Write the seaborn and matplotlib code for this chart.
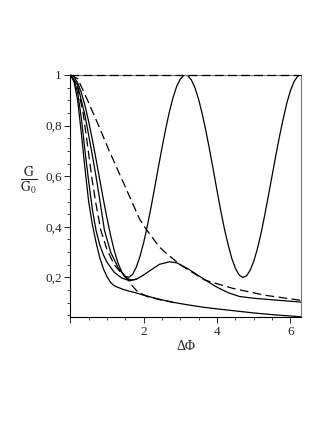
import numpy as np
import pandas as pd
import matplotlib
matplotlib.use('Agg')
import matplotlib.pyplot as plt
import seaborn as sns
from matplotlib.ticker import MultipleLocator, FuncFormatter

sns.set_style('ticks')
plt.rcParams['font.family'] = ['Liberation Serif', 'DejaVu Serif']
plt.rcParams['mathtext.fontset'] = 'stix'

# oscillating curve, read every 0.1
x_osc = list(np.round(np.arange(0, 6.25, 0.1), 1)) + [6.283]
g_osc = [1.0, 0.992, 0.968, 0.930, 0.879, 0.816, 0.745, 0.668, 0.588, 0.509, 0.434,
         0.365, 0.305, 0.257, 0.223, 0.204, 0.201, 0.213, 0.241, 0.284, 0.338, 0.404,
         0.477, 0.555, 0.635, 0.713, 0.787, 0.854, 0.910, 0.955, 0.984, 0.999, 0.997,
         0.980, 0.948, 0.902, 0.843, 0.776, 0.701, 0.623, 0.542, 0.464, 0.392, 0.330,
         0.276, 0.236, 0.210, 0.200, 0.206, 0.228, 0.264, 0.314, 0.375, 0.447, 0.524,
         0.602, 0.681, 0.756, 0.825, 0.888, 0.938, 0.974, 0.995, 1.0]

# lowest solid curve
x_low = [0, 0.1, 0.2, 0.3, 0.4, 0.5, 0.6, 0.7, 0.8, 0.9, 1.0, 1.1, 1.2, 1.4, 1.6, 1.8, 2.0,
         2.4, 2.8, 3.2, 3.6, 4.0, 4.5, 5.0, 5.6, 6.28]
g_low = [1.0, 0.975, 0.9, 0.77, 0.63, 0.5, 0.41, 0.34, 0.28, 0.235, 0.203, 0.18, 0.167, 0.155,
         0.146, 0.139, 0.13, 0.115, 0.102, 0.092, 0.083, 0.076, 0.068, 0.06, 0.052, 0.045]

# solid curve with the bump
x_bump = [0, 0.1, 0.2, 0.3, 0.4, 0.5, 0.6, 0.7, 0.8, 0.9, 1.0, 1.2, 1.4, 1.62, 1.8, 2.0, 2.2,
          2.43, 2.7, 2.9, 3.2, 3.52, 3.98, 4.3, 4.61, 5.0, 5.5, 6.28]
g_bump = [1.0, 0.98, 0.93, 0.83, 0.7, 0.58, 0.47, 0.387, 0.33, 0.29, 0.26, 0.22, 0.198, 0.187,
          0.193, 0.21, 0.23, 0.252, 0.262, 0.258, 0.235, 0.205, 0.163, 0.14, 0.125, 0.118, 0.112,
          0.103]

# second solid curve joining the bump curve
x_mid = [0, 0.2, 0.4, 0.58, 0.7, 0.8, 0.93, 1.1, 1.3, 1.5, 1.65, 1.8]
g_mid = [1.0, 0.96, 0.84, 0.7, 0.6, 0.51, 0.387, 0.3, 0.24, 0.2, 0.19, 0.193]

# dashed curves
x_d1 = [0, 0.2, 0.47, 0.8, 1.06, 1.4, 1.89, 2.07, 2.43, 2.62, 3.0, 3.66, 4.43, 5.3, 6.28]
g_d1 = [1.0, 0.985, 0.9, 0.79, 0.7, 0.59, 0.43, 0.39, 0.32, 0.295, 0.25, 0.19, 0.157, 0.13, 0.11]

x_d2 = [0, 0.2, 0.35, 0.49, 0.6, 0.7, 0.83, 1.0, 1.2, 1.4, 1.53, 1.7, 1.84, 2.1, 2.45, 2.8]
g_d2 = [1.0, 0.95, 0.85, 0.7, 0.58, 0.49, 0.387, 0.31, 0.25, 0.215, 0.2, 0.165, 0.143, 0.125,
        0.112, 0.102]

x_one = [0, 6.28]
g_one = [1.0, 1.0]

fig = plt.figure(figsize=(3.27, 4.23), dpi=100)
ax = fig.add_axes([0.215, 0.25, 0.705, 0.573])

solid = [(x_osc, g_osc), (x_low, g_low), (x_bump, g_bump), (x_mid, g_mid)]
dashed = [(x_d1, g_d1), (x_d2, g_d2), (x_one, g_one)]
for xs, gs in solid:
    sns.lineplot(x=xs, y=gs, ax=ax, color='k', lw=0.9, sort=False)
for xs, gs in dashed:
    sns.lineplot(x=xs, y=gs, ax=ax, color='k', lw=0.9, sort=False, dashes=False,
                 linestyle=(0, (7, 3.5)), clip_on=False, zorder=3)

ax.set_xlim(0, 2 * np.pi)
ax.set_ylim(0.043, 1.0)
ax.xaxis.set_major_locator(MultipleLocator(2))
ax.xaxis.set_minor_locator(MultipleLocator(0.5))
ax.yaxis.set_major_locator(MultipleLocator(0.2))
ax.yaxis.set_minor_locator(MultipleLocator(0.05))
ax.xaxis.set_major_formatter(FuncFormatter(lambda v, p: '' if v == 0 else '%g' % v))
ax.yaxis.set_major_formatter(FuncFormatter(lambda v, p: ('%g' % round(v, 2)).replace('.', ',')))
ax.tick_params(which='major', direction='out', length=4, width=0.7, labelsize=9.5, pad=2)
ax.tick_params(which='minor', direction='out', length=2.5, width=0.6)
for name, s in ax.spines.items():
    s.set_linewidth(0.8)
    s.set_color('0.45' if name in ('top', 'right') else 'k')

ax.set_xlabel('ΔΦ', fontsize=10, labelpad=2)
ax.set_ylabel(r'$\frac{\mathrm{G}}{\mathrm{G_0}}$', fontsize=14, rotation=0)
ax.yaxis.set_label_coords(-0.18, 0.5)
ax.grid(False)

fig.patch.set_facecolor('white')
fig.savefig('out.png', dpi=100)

◆ ◆ ◆ ◆

> **Your objective**: Go from the first line of the listing to the line holding "plt.rcParams['mathtext.fontset'] = 'stix'" and, please, transcribe those lines exactly, both included, with no pictures.

> **Final result**:
Write the seaborn and matplotlib code for this chart.
import numpy as np
import pandas as pd
import matplotlib
matplotlib.use('Agg')
import matplotlib.pyplot as plt
import seaborn as sns
from matplotlib.ticker import MultipleLocator, FuncFormatter

sns.set_style('ticks')
plt.rcParams['font.family'] = ['Liberation Serif', 'DejaVu Serif']
plt.rcParams['mathtext.fontset'] = 'stix'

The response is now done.